The Committee noted that the partial reopening of the Strait of Hormuz has helped push oil prices lower, easing near-term inflation pressures. Headline inflation is now expected to have peaked at 3.9% in the June quarter, slowing to 3.3% in the September quarter before returning to the 2% target midpoint by mid-2027.

While the RBNZ acknowledged that New Zealand’s economy lost momentum during the June quarter as the earlier oil shock weighed on activity, policymakers expect growth to improve in the September quarter as lower fuel prices support household spending. The Committee also pointed to resilient global growth, underpinned by continued AI-related investment and stronger defense spending.

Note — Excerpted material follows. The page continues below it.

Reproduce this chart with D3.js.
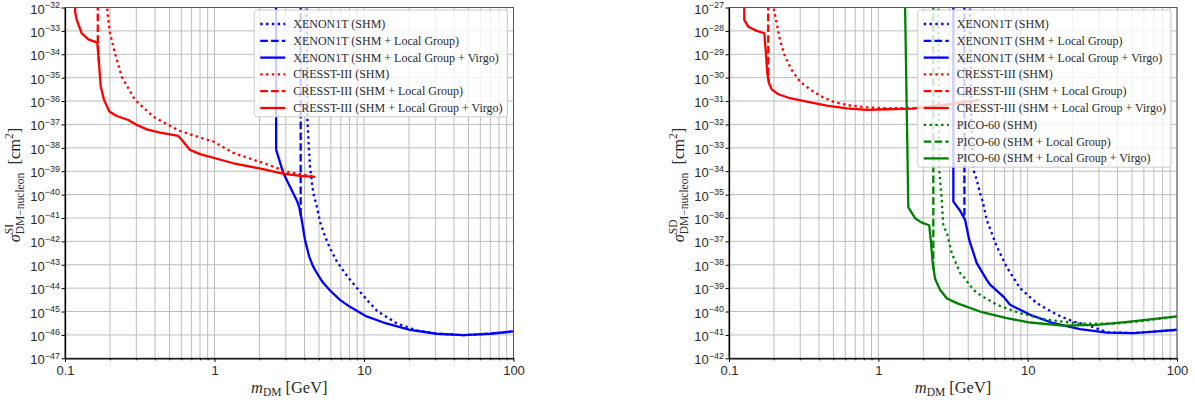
<!DOCTYPE html>
<html>
<head>
<meta charset="utf-8">
<script src="https://cdnjs.cloudflare.com/ajax/libs/d3/7.8.5/d3.min.js"></script>
<style>
  html, body { margin: 0; padding: 0; background: #fff; }
  svg { display: block; font-family: "Liberation Serif", "Times New Roman", serif; }
</style>
</head>
<body>
<svg id="chart" width="1195" height="403"></svg>
<script>
// every curve: [mass in GeV, log10(cross section / cm^2)]

// spin-independent panel
const xenonSI_shm = [[4.14, -31.8], [4.18, -36.81], [4.35, -38.8], [4.58, -39.94], [4.83, -40.5],
  [5.1, -41.2], [5.5, -41.8], [5.93, -42.3], [6.57, -42.85], [7.27, -43.25], [7.85, -43.55],
  [9.4, -44.15], [10.8, -44.6], [12.2, -44.97], [16.5, -45.5], [22.5, -45.81], [30.6, -45.95],
  [46.2, -46.01], [69.6, -45.95], [100, -45.85]];
const xenonSI_lg = [[3.77, -31.8], [3.77, -40.9]];
const xenonSI_virgo = [[2.58, -31.8], [2.585, -38.09], [2.89, -39.09], [3.2, -39.66], [3.58, -40.3],
  [3.69, -40.55], [3.8, -40.95], [3.95, -41.6], [4.03, -41.94], [4.3, -42.65], [4.55, -43.05],
  [4.83, -43.35], [5.3, -43.75], [5.93, -44.1], [6.9, -44.5], [8.06, -44.8], [10.4, -45.21],
  [13.5, -45.47], [20.3, -45.78], [30.6, -45.95], [46.2, -46.01], [69.6, -45.95], [100, -45.85]];

const cresstSI_shm = [[0.1915, -31.8], [0.1919, -32.18], [0.2, -33.1], [0.216, -33.96], [0.2395, -34.96],
  [0.2939, -35.95], [0.3896, -36.67], [0.5039, -37.06], [0.5875, -37.28], [0.7998, -37.56],
  [0.9817, -37.73], [1.336, -38.22], [2.234, -38.7], [3.04, -39.02], [4.35, -39.2], [4.7, -39.23]];
const cresstSI_lg = [[0.1655, -31.8], [0.1658, -33.5], [0.1675, -34.0], [0.1688, -34.37]];
const cresstSI_virgo = [[0.1166, -31.8], [0.117, -32.2], [0.1198, -32.53], [0.1293, -33.1],
  [0.1432, -33.36], [0.1644, -33.5], [0.1688, -34.37], [0.1733, -35.38], [0.1824, -35.95],
  [0.1979, -36.45], [0.2217, -36.64], [0.2651, -36.81], [0.3017, -37.02], [0.3521, -37.21],
  [0.432, -37.35], [0.5727, -37.49], [0.6034, -37.66], [0.6857, -38.09], [0.7998, -38.27],
  [1.336, -38.66], [2.0, -38.88], [2.87, -39.1], [3.73, -39.2], [4.7, -39.24]];

// spin-dependent panel
const xenonSD_shm = [[4.11, -26.8], [4.2, -32.0], [4.33, -33.94], [4.56, -34.37], [4.8, -34.94],
  [5.0, -35.3], [5.32, -36.08], [6.21, -37.22], [7.24, -38.1], [8.89, -39.0], [11.5, -39.64],
  [15.7, -40.14], [20.2, -40.43], [24.9, -40.57], [33.9, -40.88], [51.1, -40.92], [73.3, -40.85],
  [100, -40.78]];
const xenonSD_lg = [[3.77, -26.8], [3.77, -35.94]];
const xenonSD_virgo = [[3.18, -26.8], [3.18, -35.3], [3.53, -35.69], [3.81, -36.08], [4.06, -36.94],
  [4.56, -37.93], [5.32, -38.65], [5.6, -38.85], [6.87, -39.36], [7.62, -39.71], [10.4, -40.14],
  [14.9, -40.5], [22.4, -40.75], [33.9, -40.9], [51.1, -40.92], [73.3, -40.85], [100, -40.78]];

const cresstSD_shm = [[0.1995, -26.8], [0.2001, -27.1], [0.2087, -27.68], [0.2195, -28.39],
  [0.2372, -29.1], [0.263, -29.67], [0.299, -30.17], [0.3487, -30.5], [0.4178, -30.81],
  [0.4996, -31.03], [0.614, -31.17], [0.836, -31.27], [1.138, -31.31], [1.7, -31.3], [3.0, -31.12],
  [4.8, -30.95]];
const cresstSD_lg = [[0.183, -26.8], [0.1833, -29.9], [0.1853, -30.24]];
const cresstSD_virgo = [[0.1266, -26.8], [0.1266, -27.53], [0.1347, -27.82], [0.1533, -28.0],
  [0.1723, -28.1], [0.1761, -28.82], [0.1805, -29.81], [0.1853, -30.24], [0.1932, -30.5],
  [0.2138, -30.71], [0.2563, -30.88], [0.3315, -31.03], [0.4513, -31.2], [0.6143, -31.31],
  [0.8363, -31.38], [1.138, -31.35], [1.7, -31.32], [3.0, -31.14], [4.8, -30.95]];

const picoSD_shm = [[2.52, -26.8], [2.562, -34.0], [2.658, -35.23], [2.725, -36.37], [2.871, -36.6],
  [3.1, -37.5], [3.53, -38.36], [3.71, -38.5], [4.33, -39.07], [4.8, -39.29], [6.21, -39.71],
  [8.89, -40.07], [13.4, -40.35], [22.4, -40.52], [37.5, -40.52], [62.8, -40.38], [100, -40.21]];
const picoSD_lg = [[2.335, -26.8], [2.335, -38.2]];
const picoSD_virgo = [[1.509, -26.8], [1.588, -35.55], [1.762, -36.01], [1.953, -36.2], [2.19, -36.31],
  [2.244, -36.94], [2.313, -37.93], [2.398, -38.6], [2.589, -39.07], [2.871, -39.43], [3.35, -39.64],
  [4.8, -40.0], [7.24, -40.28], [10.4, -40.47], [17.3, -40.6], [29.0, -40.57], [48.5, -40.43],
  [100, -40.21]];

const massDomain = [0.1, 100];
const massTicks = [0.1, 1, 10, 100];
const massTickLabels = ["0.1", "1", "10", "100"];
const siExponents = d3.range(-47, -31);   // 1e-47 ... 1e-32
const sdExponents = d3.range(-42, -26);   // 1e-42 ... 1e-27

const siLegend = ["XENON1T (SHM)", "XENON1T (SHM + Local Group)", "XENON1T (SHM + Local Group + Virgo)",
  "CRESST-III (SHM)", "CRESST-III (SHM + Local Group)", "CRESST-III (SHM + Local Group + Virgo)"];
const sdLegend = siLegend.concat(["PICO-60 (SHM)", "PICO-60 (SHM + Local Group)",
  "PICO-60 (SHM + Local Group + Virgo)"]);

// styles
const dotted = "2.4,3.4";
const dashed = "7.6,3.2";
const lw = 2.3;
const textColor = "#2a2a2a";
const gridColor = "#bcbcbc";

const svg = d3.select("#chart");

const siSeries = [
  { data: xenonSI_shm, color: "#0000ff", dash: dotted },
  { data: xenonSI_lg, color: "#0000ff", dash: dashed },
  { data: xenonSI_virgo, color: "#0000ff", dash: null },
  { data: cresstSI_shm, color: "#ff0000", dash: dotted },
  { data: cresstSI_lg, color: "#ff0000", dash: dashed },
  { data: cresstSI_virgo, color: "#ff0000", dash: null }
];
const sdSeries = [
  { data: xenonSD_shm, color: "#0000ff", dash: dotted },
  { data: xenonSD_lg, color: "#0000ff", dash: dashed },
  { data: xenonSD_virgo, color: "#0000ff", dash: null },
  { data: cresstSD_shm, color: "#ff0000", dash: dotted },
  { data: cresstSD_lg, color: "#ff0000", dash: dashed },
  { data: cresstSD_virgo, color: "#ff0000", dash: null },
  { data: picoSD_shm, color: "#008000", dash: dotted },
  { data: picoSD_lg, color: "#008000", dash: dashed },
  { data: picoSD_virgo, color: "#008000", dash: null }
];

// lays out a row of text runs (supports stacked sup/sub), centred on 0
const layoutRuns = function(g, runs, fontSize) {
  let cx = 0;
  const nodes = [];
  runs.forEach(r => {
    if (r.stack) {
      let w = 0;
      r.stack.forEach(s => {
        const t = g.append("text").attr("x", cx).attr("y", s.off)
          .attr("font-size", s.size).attr("fill", textColor).text(s.t);
        w = Math.max(w, t.node().getComputedTextLength());
        nodes.push(t);
      });
      cx += w;
    } else {
      const t = g.append("text").attr("x", cx).attr("y", r.off || 0)
        .attr("font-size", r.size || fontSize).attr("fill", textColor)
        .attr("font-style", r.italic ? "italic" : null).text(r.t);
      cx += t.node().getComputedTextLength() + (r.pad || 0);
      nodes.push(t);
    }
  });
  nodes.forEach(t => t.attr("x", +t.attr("x") - cx / 2));
  return cx;
};

const drawPanel = function(p) {
  const x = d3.scaleLog().domain(massDomain).range([p.left, p.right]);
  const exps = p.exponents;
  const y = d3.scaleLog()
    .domain([Math.pow(10, exps[0]), Math.pow(10, exps[exps.length - 1])])
    .range([p.bottom, p.top]);

  const minorTicks = [];
  [0.1, 1, 10].forEach(dec => d3.range(2, 10).forEach(k => minorTicks.push(dec * k)));
  const yTicks = exps.map(e => Math.pow(10, e));

  const panel = svg.append("g").attr("class", p.name);

  // grid
  const grid = panel.append("g").attr("class", "grid")
    .attr("stroke", gridColor).attr("stroke-width", 1);
  grid.selectAll(".vx").data(massTicks.concat(minorTicks)).join("line")
    .attr("x1", d => x(d)).attr("x2", d => x(d))
    .attr("y1", p.top).attr("y2", p.bottom);
  grid.selectAll(".hy").data(yTicks).join("line")
    .attr("x1", p.left).attr("x2", p.right)
    .attr("y1", d => y(d)).attr("y2", d => y(d));

  // curves
  const clipId = "clip-" + p.name;
  panel.append("clipPath").attr("id", clipId).append("rect")
    .attr("x", p.left).attr("y", p.top)
    .attr("width", p.right - p.left).attr("height", p.bottom - p.top);

  const line = d3.line()
    .x(d => x(d[0]))
    .y(d => y(Math.pow(10, d[1])));

  panel.append("g").attr("clip-path", `url(#${clipId})`)
    .selectAll("path").data(p.series).join("path")
    .attr("d", s => line(s.data))
    .attr("fill", "none")
    .attr("stroke", s => s.color)
    .attr("stroke-width", lw)
    .attr("stroke-dasharray", s => s.dash)
    .attr("stroke-linejoin", "round");

  // legend
  const legend = panel.append("g").attr("class", "legend");
  const box = legend.append("rect");
  const rowStep = 16.8;
  const rowTop = p.top + 16.5;
  let maxW = 0;
  p.legend.forEach((label, i) => {
    const s = p.series[i];
    const yy = rowTop + i * rowStep;
    legend.append("line")
      .attr("x1", 0).attr("x2", 25).attr("y1", yy).attr("y2", yy)
      .attr("stroke", s.color).attr("stroke-width", lw)
      .attr("stroke-dasharray", s.dash);
    const t = legend.append("text")
      .attr("x", 33).attr("y", yy + 4)
      .attr("font-size", 12).attr("fill", textColor).text(label);
    maxW = Math.max(maxW, t.node().getComputedTextLength());
  });
  const boxW = 33 + maxW + 11;
  const boxX = p.right - 6 - boxW;
  const boxY = p.top + 2.5;
  const boxH = rowStep * p.legend.length + 6;
  legend.selectAll("line, text").attr("transform", `translate(${boxX + 6},0)`);
  box.attr("x", boxX).attr("y", boxY).attr("width", boxW).attr("height", boxH)
    .attr("rx", 2.5).attr("fill", "#fff").attr("fill-opacity", 0.8)
    .attr("stroke", "#cccccc").attr("stroke-width", 1);

  // frame
  panel.append("rect")
    .attr("x", p.left).attr("y", p.top)
    .attr("width", p.right - p.left).attr("height", p.bottom - p.top)
    .attr("fill", "none").attr("stroke", "#555").attr("stroke-width", 1);

  // x axis (major + minor)
  const xAxis = panel.append("g")
    .attr("transform", `translate(0,${p.bottom})`)
    .call(d3.axisBottom(x).tickValues(massTicks).tickSize(3.5).tickSizeOuter(0)
      .tickFormat((d, i) => massTickLabels[i]));
  panel.append("g")
    .attr("transform", `translate(0,${p.bottom})`)
    .call(d3.axisBottom(x).tickValues(minorTicks).tickSize(2).tickSizeOuter(0).tickFormat(""))
    .call(g => g.select(".domain").remove());
  xAxis.selectAll(".tick text")
    .attr("y", 16.5).attr("dy", 0)
    .attr("font-size", 13).attr("font-family", null).attr("fill", textColor);
  xAxis.select(".domain").attr("stroke", "#000").attr("stroke-width", 1.3);

  // y axis
  const yAxis = panel.append("g")
    .attr("transform", `translate(${p.left},0)`)
    .call(d3.axisLeft(y).tickValues(yTicks).tickSize(3.5).tickSizeOuter(0).tickFormat(""));
  yAxis.select(".domain").attr("stroke", "#000").attr("stroke-width", 1.3);
  yAxis.selectAll(".tick").each(function(d) {
    const e = Math.round(Math.log10(d));
    const t = d3.select(this).select("text")
      .attr("x", -5).attr("y", 5.5).attr("dy", 0)
      .attr("text-anchor", "end").attr("font-family", null)
      .attr("fill", textColor).attr("font-size", 13);
    t.text(null);
    t.append("tspan").text("10");
    t.append("tspan").attr("dy", -5.5).attr("font-size", 9).text("\u2212" + Math.abs(e));
  });

  // x label
  const xl = panel.append("g")
    .attr("transform", `translate(${(p.left + p.right) / 2},393)`);
  layoutRuns(xl, [
    { t: "m", italic: true, size: 16.5 },
    { t: "DM", size: 11.5, off: 3, pad: 4 },
    { t: "[GeV]", size: 16.5 }
  ], 16.5);

  // y label
  const yl = panel.append("g")
    .attr("transform", `translate(${p.left - 45},185) rotate(-90)`);
  layoutRuns(yl, [
    { t: "\u03c3", italic: true, size: 16.5 },
    { stack: [{ t: p.sup, size: 11.5, off: -7 }, { t: "DM\u2212nucleon", size: 11.5, off: 3.5 }] },
    { t: "\u2002[cm", size: 16.5 },
    { t: "2", size: 11.5, off: -7 },
    { t: "]", size: 16.5 }
  ], 16.5);
};

const main = function() {
  drawPanel({ name: "si", left: 65, right: 513.5, top: 7.5, bottom: 358.3,
    exponents: siExponents, series: siSeries, legend: siLegend, sup: "SI" });
  drawPanel({ name: "sd", left: 729, right: 1177, top: 7.5, bottom: 358.3,
    exponents: sdExponents, series: sdSeries, legend: sdLegend, sup: "SD" });
};

main();
</script>
</body>
</html>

Committee members remained divided on the inflation outlook. Two members highlighted upside risks from lingering cost pressures and stronger pricing behavior by businesses, while four viewed the risks as broadly balanced, citing soft consumer demand and uncertainty over the strength of the recovery. A weaker New Zealand dollar was also identified as a potential source of imported inflation.

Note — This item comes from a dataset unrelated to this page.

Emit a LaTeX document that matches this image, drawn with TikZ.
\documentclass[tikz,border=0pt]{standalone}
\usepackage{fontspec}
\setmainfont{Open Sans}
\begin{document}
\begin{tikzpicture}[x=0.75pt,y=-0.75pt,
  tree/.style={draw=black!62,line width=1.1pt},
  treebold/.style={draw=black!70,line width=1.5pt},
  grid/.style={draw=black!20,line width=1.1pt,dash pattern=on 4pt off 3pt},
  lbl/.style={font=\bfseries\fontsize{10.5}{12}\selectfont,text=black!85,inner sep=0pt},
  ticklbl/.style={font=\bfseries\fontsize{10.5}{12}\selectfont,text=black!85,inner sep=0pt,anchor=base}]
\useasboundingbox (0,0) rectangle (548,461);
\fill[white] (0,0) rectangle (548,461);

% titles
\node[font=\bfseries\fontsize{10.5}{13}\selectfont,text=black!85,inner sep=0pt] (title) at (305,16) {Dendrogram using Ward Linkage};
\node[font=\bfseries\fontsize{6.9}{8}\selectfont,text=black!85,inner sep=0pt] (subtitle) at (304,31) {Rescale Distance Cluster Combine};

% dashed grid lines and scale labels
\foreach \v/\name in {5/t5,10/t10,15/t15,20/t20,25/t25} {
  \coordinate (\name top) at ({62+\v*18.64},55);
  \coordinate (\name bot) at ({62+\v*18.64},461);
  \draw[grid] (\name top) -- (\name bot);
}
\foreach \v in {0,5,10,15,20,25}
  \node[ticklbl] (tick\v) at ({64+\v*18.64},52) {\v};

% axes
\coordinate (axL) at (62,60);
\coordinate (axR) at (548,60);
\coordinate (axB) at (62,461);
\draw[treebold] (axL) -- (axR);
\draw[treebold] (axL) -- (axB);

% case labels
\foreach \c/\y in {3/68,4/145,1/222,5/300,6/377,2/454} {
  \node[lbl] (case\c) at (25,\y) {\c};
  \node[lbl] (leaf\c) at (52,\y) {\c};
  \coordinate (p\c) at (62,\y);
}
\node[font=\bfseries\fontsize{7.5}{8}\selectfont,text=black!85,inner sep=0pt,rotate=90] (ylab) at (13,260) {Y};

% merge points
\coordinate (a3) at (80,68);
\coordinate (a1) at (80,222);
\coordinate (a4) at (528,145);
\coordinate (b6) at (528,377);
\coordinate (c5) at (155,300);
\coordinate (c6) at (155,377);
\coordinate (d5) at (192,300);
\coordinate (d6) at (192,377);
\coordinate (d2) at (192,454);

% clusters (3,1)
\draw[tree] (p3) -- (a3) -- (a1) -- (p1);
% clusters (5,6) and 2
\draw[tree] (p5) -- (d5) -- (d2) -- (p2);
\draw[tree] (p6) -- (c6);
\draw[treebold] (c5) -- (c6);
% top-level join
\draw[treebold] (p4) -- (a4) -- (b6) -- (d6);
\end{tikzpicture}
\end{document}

Markets initially interpreted the statement as hawkish, with the explicit guidance that additional tightening is likely sending the New Zealand dollar sharply higher immediately after the announcement. However, the rally quickly lost momentum. Technically, buyers were unable to sustain a break above the 38.2% retracement level at 0.5716. Although the price briefly traded above that resistance, it quickly reversed.

During the North American session, the pair extended to fresh post-decision lows, falling to 0.5674 and moving toward the rising 200-hour moving average at 0.5678. A sustained break below that moving average would hand short-term control back to the sellers and open the door for a move toward the late-June lows, with 0.5625 as an important downside target.

On the topside, the 100-hour moving average at 0.5696 has become the first key resistance. A move back above that level would shift the near-term bias in favor of the buyers and put the 0.5716 retracement level back in focus. For now, the NZDUSD is caught between its 100-hour and 200-hour moving averages, with traders looking for a decisive break of either level to determine the next directional move.